Navigating icy pathways and snowy drives can be daunting for just about anyone, but adding a wheelchair or a walker to the mix means Old Man Winter can make you want to hibernate.
But don’t shut yourself away.
Here are 10 tips for using a wheelchair or walker in the winter, so you can stay safe when you venture out to get some crisp fresh air.
1, Clear the Way
Have someone clear your ramp, walkway, sidewalks, and drive.
Wheelchairs require clearance that is typically about 36 inches wide.
These areas should be cleared as much as possible as any snow left behind could melt and refreeze, leading to even more dangerous ice.
Consider buying a snow mat, which can create a path where shoveling isn’t possible.
2, Create Easier Exits
Quality wheelchair ramps are made of a material that is not slippery when it snows.

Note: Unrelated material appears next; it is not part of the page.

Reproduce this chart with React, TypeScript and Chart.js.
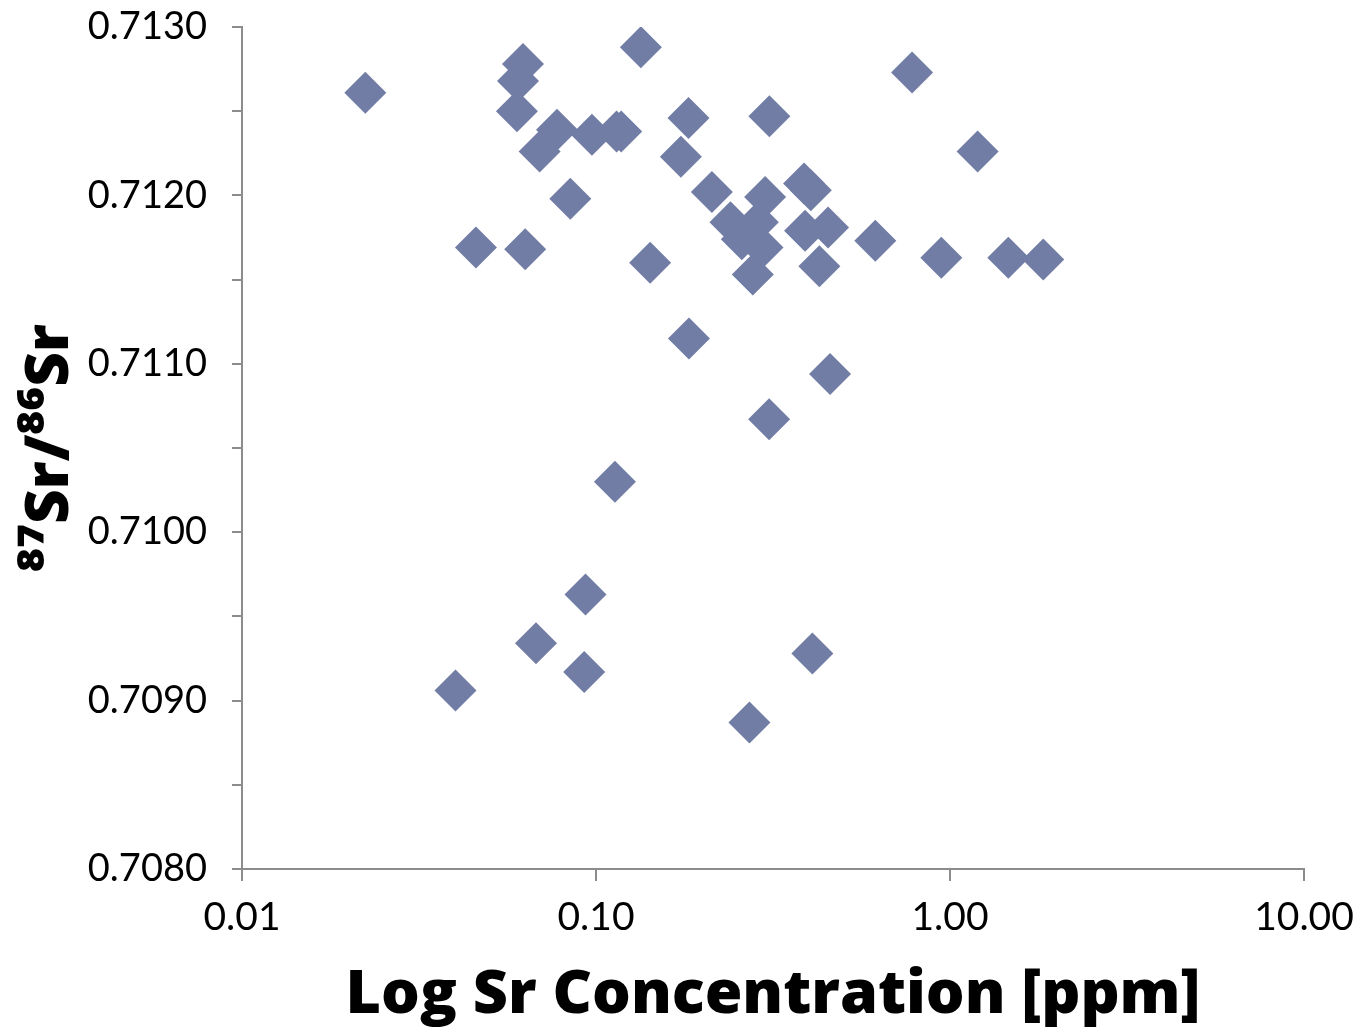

However, if you do not know if your ramp is made to be slip-resistant, add non-slip tape to it so you can get better traction.
Have a good quality doormat in your doorway to prevent moisture, grit, and salt from being tracked indoors.
3, Care for Your Equipment
When you are not using your walker or wheelchair, store it inside rather than in an unheated garage, carport, or shed.
Freezing temperatures can harm them.
It’s also important to dry and clean your chair, tire rims, or walker with a dry cloth when you come back inside to prevent rust from exposure to rock salt or snow.
4, Upgrade Your Tires
Just as in the case of your car, you can get winter tires for your wheelchair.
These specially designed tires have treads that will add extra grip for snowy and icy ground.
You can order the exact size that you need to fit your wheelchair from a bike shop.
The wider the tire, the more stable it will be on the “giving” snow surface.
5, Deck out Your Walker
Those metal handles get cold in wintry weather!
Adding a soft-sided piece of Velcro to your walker handles will help knit gloves grip it.
You can also get a fleece cover for your walker handle that will prevent you from having to touch the cold metal directly.
You can also find specially-made gloves with the kinds of treads that slip-proof socks have if you do a little searching online.
6, Dress the Part
It’s not only about your equipment–it’s important to dress for the weather when you go out.
Dress in layers that can be added and removed as the temperature changes.
Keep extra pairs of socks and gloves with you so you can change if the ones you have on get wet.
If you use a wheelchair, consider a cloak that is made to keep both you and your chair dry.
7, Have a Helper
If you normally propel your wheelchair yourself, you may need some help moving through the snow, as it is quite different.
Help with then be there if you need it!
Ask a friend or loved one to join you on your first venture out so you can get a feel for whether or not you’ll need assistance for the duration of your outing.
8, Walk This Way
Though sneakers are super comfy when using your walker in nice weather, choosing the right footwear when the weather is bad is important.
The added traction from proper snow boots will help keep you stable and safe.
Try to walk close to buildings and other structures so you can lean on them if you start to lose your balance.
9, Light it Up
It gets dark earlier in winter, so you need to make sure you can see and be seen.
Buy clip-on flashlights to affix to a walker or wheelchair to help you see more clearly.
Headlamps and taillights for bicycles can be added to a wheelchair frame for visibility.
Consider adding reflectors to your chair’s wheels or wearing a high-visibility vest like those you’ve seen on workers at the side of the road.
10, Stay Smart and Safe
Always use your best judgment about the days and times that you venture out.
If you prefer, enjoy your time outside with a friend or as part of a group.
If you do go out alone, use the “buddy system” and let someone know where you’re going, what route you’ll be taking, and promise to call or text when you’re safely home.